Of his reverence towards the gods and his love of his country it would be impossible to speak adequately. But from excess of modesty he would not take any part in politics. Yet although Greece was at that time in great straits, he continued to live there, and only once or twice made a voyage to Ionia and the neighborhood to see his friends. But they came to him from all quarters, and took up their abode with him in the garden, as Apollodorus says [who adds that he bought it for eighty minae. Diocles in the third book of his Course in Philosophy confirms this], living a most frugal and simple life. Indeed, he says, they were satisfied with half a pint of wine, and for the most part drank water. He adds that Epicurus did not recommend them to put their belongings into a common stock, as did Pythagoras, who said that ‘Friends have all in common.’ For to do so implied distrust: and distrust could not go with friendship. Epicurus himself says in his letters that he was content with nothing but water and a bit of bread.
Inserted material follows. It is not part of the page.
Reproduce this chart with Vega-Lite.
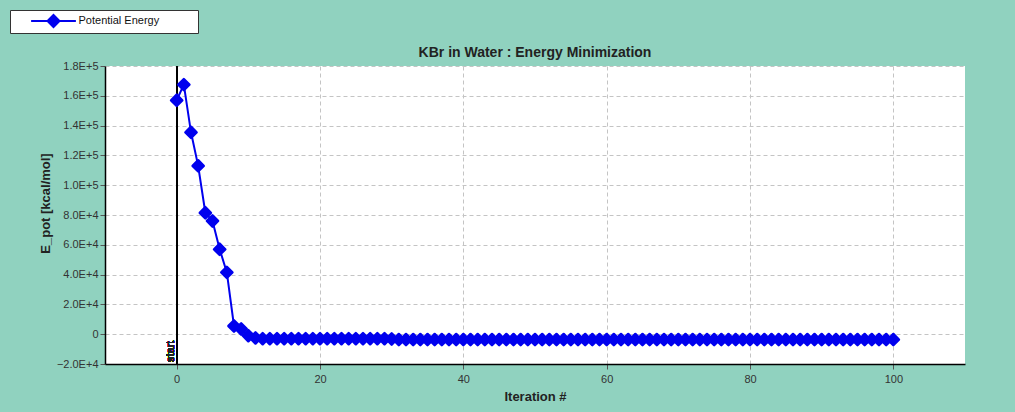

‘Send me,’ he says, ‘some preserved cheese, that when I like I may have a feast.’ Such was the man who taught that the end is pleasure. Athenaeus sings his praise in an epigram:
Men toil at mean pursuits, for love of gain,
Insatiate they welcome war and strife;
Their idle fancies lead on endless paths,
But nature's wealth is set in narrow bounds.
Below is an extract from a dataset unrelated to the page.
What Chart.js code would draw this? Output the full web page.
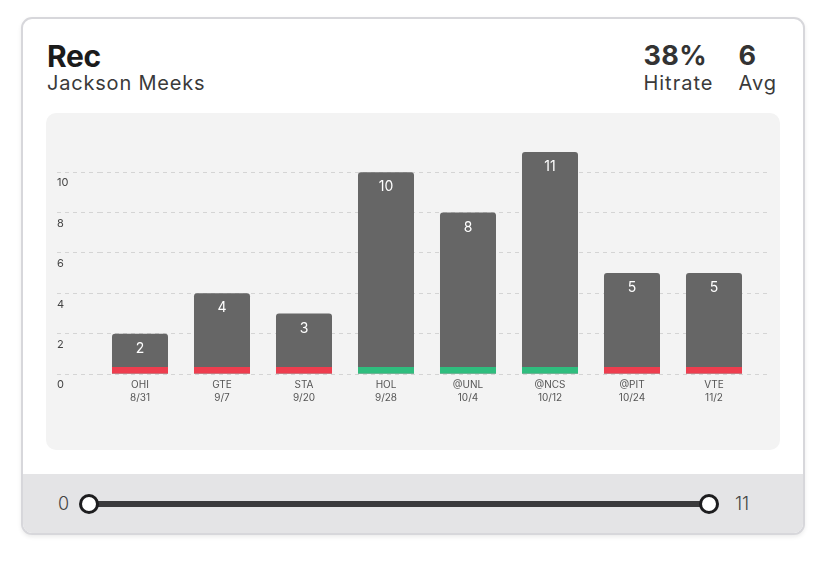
<!DOCTYPE html>
<html>
<head>
<meta charset="utf-8">
<script src="https://cdn.jsdelivr.net/npm/chart.js@4/dist/chart.umd.min.js"></script>
<style>
  html, body { margin: 0; padding: 0; background: #ffffff; }
  body { width: 824px; height: 564px; position: relative; font-family: Inter, "Noto Sans", sans-serif; overflow: hidden; }
  .card { position: absolute; left: 21px; top: 17px; width: 784px; height: 518px; box-sizing: border-box;
          border: 2px solid #d7d7db; border-radius: 11px; overflow: hidden; background: #fff;
          box-shadow: 0 2px 4px rgba(0,0,0,0.08); }
  .title { position: absolute; left: 24px; top: 22px; font-size: 30px; font-weight: 700; color: #1b1b1b; line-height: 30px; letter-spacing: -0.3px; }
  .sub { position: absolute; left: 24px; top: 52px; font-size: 20px; color: #3a3a3a; line-height: 24px; letter-spacing: 0.8px; }
  .stats { position: absolute; right: 26px; top: 22px; display: flex; gap: 25px; }
  .stat .v { font-size: 27px; font-weight: 700; color: #333; line-height: 30px; letter-spacing: 0.4px; }
  .stat .l { font-size: 20px; color: #3a3a3a; line-height: 24px; margin-top: 0px; letter-spacing: 1px; }
  .panel { position: absolute; left: 23px; top: 94px; width: 734px; height: 337px; background: #f3f3f3; border-radius: 10px; }
  .footer { position: absolute; left: 0; right: 0; top: 455px; bottom: 0; background: #e4e4e6; }
  .slabel { position: absolute; font-size: 18px; color: #444; line-height: 20px; font-weight: 300; }
  .track { position: absolute; left: 66px; width: 620px; top: 482px; height: 6px; background: #3a3a3c; }
  .thumb { position: absolute; width: 14px; height: 14px; border: 3px solid #1d1d1f; border-radius: 50%; background: #fff; top: 475px; }
</style>
</head>
<body>
<div class="card">
  <div class="title">Rec</div>
  <div class="sub">Jackson Meeks</div>
  <div class="stats">
    <div class="stat"><div class="v" id="hitrate">38%</div><div class="l">Hitrate</div></div>
    <div class="stat"><div class="v" id="avg">6</div><div class="l">Avg</div></div>
  </div>
  <div class="panel"><canvas id="c" width="734" height="337"></canvas></div>
  <div class="footer"></div>
  <div class="slabel" style="left:35px; top:475px;">0</div>
  <div class="track"></div>
  <div class="thumb" style="left:56px;"></div>
  <div class="thumb" style="left:676px;"></div>
  <div class="slabel" style="left:712px; top:475px;">11</div>
</div>
<script>
const opponents = ['OHI', 'GTE', 'STA', 'HOL', '@UNL', '@NCS', '@PIT', 'VTE'];
const dates = ['8/31', '9/7', '9/20', '9/28', '10/4', '10/12', '10/24', '11/2'];
const receptions = [2, 4, 3, 10, 8, 11, 5, 5];
const propLine = 6.5;
const yTicksStep = 2;

const labels = opponents.map((o, i) => [o, dates[i]]);
const hitColors = receptions.map(v => v > propLine ? '#2fbd7e' : '#ee3d4e');
const stripUnits = 0.35;
const yMax = Math.max(...receptions);

const valueLabels = {
  id: 'valueLabels',
  afterDatasetsDraw(chart) {
    const meta = chart.getDatasetMeta(1);
    const ctx = chart.ctx;
    ctx.save();
    ctx.fillStyle = '#ffffff';
    ctx.font = '14px Inter, "Noto Sans", sans-serif';
    ctx.textAlign = 'center';
    ctx.textBaseline = 'middle';
    meta.data.forEach((bar, i) => {
      ctx.fillText(String(receptions[i]), bar.x, bar.y + 15);
    });
    ctx.restore();
  }
};

const gridCommon = {
  color: '#d4d4d4',
  tickColor: '#d4d4d4',
  lineWidth: 1,
  tickWidth: 1,
};

new Chart(document.getElementById('c'), {
  type: 'bar',
  data: {
    labels,
    datasets: [
      {
        data: receptions.map(() => stripUnits),
        backgroundColor: hitColors,
        grouped: false,
        categoryPercentage: 1,
        barPercentage: 0.683,
        borderRadius: 0,
      },
      {
        data: receptions,
        backgroundColor: '#666666',
        grouped: false,
        categoryPercentage: 1,
        barPercentage: 0.683,
        borderRadius: { topLeft: 3, topRight: 3 },
        borderSkipped: 'start',
      }
    ]
  },
  options: {
    responsive: false,
    animation: false,
    events: [],
    layout: { padding: { left: 11, right: 13, top: 39, bottom: 36 } },
    plugins: { legend: { display: false }, tooltip: { enabled: false } },
    scales: {
      x: {
        offset: true,
        grid: { display: false, drawTicks: false },
        border: { display: false },
        ticks: {
          color: '#555555',
          font: { size: 10, family: 'Inter, "Noto Sans", sans-serif', lineHeight: 1.3 },
          padding: 4,
          maxRotation: 0,
          autoSkip: false,
        },
        afterFit(s) { s.height = 40; }
      },
      y: {
        position: 'left',
        min: 0,
        max: yMax,
        border: { display: false, dash: [4, 4] },
        grid: Object.assign({}, gridCommon, { drawTicks: true, tickLength: 42, tickBorderDash: [4, 4] }),
        ticks: {
          stepSize: yTicksStep,
          includeBounds: false,
          crossAlign: 'far',
          labelOffset: 11,
          padding: 0,
          color: '#444444',
          font: { size: 11, family: 'Inter, "Noto Sans", sans-serif' },
        },
        afterFit(s) { s.width = 42; }
      },
      y2: {
        position: 'right',
        min: 0,
        max: yMax,
        border: { display: false, dash: [4, 4] },
        grid: Object.assign({}, gridCommon, { drawOnChartArea: false, drawTicks: true, tickLength: 12, tickBorderDash: [4, 4] }),
        ticks: { display: false, stepSize: yTicksStep, includeBounds: false },
        afterFit(s) { s.width = 12; }
      }
    }
  },
  plugins: [valueLabels]
});
</script>
</body>
</html>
This truth the prudent son of Neocles
Learnt from the Muses or Apollo’s shrine.
The truth of this we shall know better as we go on from his own words and teaching.
Diocles says that of the earlier philosophers he showed most sympathy with Anaxagoras, though on certain points he opposed him, and with Arclielaus, the master of Socrates. And, he adds, he used to practice his disciples in getting his writings by heart. Apollodorus in his Chronicles asserts that he listened to the teaching of Nausiphanes and Praxiphanes. Epicurus himself denies this in his letter to Eurylochus, and says he was his own teacher. And indeed both Epicurus and Hermarchus deny that there ever was such a philosopher as Leucippus, whom Apollodorus the Epicurean and others say was the master of Democritus. Demetrius of Magnesia says that he was also a follower of Xenocrates.
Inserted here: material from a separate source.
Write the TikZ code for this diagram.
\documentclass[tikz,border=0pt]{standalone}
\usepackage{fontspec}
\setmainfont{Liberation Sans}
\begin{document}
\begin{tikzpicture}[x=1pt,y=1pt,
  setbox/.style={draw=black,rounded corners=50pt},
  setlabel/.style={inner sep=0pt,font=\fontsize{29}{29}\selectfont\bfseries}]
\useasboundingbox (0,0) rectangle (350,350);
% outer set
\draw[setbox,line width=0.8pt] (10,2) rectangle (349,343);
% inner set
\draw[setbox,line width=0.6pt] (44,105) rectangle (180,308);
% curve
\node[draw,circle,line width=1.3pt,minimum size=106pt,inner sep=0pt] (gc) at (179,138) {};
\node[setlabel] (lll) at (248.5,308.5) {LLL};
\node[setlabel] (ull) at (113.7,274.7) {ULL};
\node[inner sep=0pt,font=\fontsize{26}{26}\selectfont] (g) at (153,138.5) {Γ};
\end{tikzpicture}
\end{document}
He uses current diction to expound his theory, but Aristophanes the grammarian censures it as being too peculiar. But he was clear in expression, Just as in his book On Rhetoric he insists on clearness above everything. In his letters he used to say ‘Prosper’ or ‘Live well,’ instead of the conventional introduction ‘Be happy.’
Ariston in his Life of Epicurus says that he borrowed The Canon from the Tripod of Nausiphanes, whose pupil he says he was, as well as being a disciple of Pamphilus the Platonist in Samos. He states that Epicurus began philosophy at the age of twelve, and was at the head of his School at thirty-two.
He was born, says Apollodorus in the Chronicles, in the third year of the 109th Olympiad in the archonship of Sosigenes on the seventh day of the month Gamelion, seven years after the death of Plato. When he was thirty-two he started his school, first for five years at Mitylene and Lampsacus, and then he migrated to Athens. There he died in the second year of the 127th Olympiad in the archonship of Pytharatus, at the age of seventy-two. Hermarchus of Mitylene, son of Agemortus, succeeded to the headship of the school. Epicurus died of a stone in the bladder, as Hermarchus also says in his letters, after an illness of fourteen days. Hermippus tells us that as he was dying he got into a bronze bath filled with hot water, and asked for a cup of unmixed wine, which he gulped down. Then, having adjured his friends to remember his teaching, he expired. I have composed the following epigram on him:
‘Farewell, remember my sayings.’ Thus spake at his death Epicurus,
These the last words as he died spake he aloud to his friends.
Then in a hot bath he laid him, a goblet of wine he demanded,
Quaffed it, and soon the cold air quaffed he of Hades below.’
Such was Epicurus’ life and such his death.